Challenge = Quote exactly the lines between the line containing "Recreate this image" and the line containing "# --------- data -------------------------------", counting those two lines as part of the range. Leave the rest out.

Extracted information =
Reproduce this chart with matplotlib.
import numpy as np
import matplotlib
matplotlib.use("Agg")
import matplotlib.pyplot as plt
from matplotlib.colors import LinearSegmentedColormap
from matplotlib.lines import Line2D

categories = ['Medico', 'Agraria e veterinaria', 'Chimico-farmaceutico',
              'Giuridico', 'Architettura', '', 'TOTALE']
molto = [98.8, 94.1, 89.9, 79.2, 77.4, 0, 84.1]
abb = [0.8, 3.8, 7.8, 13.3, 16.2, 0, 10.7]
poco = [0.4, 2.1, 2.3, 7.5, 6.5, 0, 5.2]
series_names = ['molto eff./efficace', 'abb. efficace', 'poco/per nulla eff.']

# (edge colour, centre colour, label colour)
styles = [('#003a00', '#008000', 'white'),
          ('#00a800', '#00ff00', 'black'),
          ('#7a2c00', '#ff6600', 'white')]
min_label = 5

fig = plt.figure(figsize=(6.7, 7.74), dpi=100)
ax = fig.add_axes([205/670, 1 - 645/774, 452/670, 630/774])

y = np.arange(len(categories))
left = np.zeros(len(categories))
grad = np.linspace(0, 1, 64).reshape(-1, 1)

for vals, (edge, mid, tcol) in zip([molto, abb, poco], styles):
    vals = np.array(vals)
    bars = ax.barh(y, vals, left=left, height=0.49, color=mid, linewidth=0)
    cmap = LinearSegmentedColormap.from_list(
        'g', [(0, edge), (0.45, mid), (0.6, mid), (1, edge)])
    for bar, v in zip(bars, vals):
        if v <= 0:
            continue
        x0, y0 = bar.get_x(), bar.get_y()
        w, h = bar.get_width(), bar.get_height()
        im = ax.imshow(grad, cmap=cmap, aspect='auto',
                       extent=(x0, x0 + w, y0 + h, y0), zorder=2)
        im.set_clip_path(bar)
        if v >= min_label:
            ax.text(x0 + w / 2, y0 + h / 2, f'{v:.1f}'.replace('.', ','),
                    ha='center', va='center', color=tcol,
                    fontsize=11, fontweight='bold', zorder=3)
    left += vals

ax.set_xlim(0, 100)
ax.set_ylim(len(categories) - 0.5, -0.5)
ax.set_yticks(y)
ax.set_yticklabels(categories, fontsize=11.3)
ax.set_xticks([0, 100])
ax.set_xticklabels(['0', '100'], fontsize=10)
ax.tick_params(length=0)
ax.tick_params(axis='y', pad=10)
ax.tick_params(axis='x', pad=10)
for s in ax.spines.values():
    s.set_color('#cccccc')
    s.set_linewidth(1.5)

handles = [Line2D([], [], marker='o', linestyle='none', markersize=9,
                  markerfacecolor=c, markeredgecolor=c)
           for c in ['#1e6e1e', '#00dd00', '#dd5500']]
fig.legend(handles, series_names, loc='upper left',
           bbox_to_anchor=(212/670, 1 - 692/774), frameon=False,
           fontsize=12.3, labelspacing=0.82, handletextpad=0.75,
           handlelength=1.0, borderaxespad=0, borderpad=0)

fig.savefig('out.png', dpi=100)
--
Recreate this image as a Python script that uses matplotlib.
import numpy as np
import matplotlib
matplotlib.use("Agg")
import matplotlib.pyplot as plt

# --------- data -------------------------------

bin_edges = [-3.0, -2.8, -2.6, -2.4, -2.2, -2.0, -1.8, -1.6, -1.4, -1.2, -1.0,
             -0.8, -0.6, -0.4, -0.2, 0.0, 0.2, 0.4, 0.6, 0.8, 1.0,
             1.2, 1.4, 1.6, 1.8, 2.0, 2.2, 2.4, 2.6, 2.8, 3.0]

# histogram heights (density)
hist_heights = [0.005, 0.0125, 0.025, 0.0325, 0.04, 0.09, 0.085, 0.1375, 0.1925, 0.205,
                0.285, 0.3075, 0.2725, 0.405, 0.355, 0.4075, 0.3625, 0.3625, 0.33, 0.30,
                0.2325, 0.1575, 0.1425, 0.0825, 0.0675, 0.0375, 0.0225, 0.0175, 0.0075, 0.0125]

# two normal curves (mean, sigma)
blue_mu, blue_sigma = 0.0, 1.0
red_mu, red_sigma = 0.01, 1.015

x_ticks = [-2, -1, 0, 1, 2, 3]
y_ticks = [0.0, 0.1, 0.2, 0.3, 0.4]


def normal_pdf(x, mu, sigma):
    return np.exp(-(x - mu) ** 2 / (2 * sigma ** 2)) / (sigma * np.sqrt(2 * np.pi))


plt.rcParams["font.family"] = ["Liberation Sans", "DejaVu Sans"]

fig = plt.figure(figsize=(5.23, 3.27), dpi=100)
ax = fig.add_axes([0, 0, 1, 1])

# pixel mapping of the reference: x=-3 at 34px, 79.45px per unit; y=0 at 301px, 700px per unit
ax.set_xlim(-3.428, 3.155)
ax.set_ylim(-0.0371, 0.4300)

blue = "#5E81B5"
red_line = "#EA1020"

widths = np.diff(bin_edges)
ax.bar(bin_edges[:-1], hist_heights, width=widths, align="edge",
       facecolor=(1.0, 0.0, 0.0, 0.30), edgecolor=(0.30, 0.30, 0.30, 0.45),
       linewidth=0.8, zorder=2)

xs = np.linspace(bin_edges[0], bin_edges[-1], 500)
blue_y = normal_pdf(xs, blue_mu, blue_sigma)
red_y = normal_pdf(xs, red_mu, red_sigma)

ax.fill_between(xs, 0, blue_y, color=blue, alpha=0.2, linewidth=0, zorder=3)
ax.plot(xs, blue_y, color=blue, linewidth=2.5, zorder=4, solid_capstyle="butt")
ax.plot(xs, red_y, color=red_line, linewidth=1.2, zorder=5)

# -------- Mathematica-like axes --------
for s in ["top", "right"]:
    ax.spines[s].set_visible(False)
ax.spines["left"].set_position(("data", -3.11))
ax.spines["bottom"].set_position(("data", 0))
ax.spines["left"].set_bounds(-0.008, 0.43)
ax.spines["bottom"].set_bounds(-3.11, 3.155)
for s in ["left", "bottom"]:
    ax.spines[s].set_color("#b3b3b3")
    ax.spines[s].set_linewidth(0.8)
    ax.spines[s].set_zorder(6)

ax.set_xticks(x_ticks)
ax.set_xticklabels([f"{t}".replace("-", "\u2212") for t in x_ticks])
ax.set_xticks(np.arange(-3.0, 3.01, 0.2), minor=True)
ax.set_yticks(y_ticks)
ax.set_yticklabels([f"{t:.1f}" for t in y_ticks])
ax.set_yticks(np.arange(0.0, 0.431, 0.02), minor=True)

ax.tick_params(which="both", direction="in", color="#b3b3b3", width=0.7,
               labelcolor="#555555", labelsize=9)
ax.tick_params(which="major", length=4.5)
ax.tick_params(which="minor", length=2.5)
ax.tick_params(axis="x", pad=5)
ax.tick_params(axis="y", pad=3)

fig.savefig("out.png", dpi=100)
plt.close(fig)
* * *
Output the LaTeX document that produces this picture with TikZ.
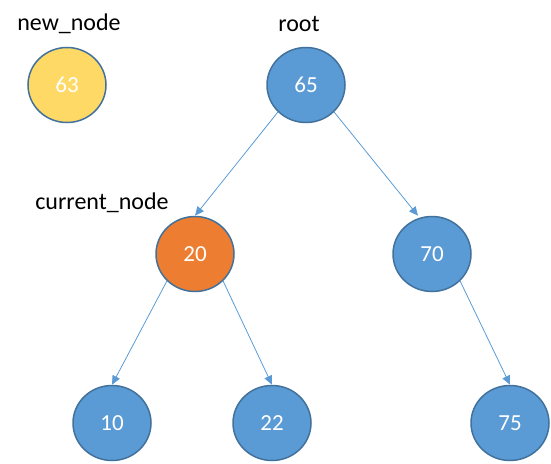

Task answer =
Recreate this image as a Python script that uses matplotlib.
import numpy as np
import matplotlib
matplotlib.use("Agg")
import matplotlib.pyplot as plt

# --------- data -------------------------------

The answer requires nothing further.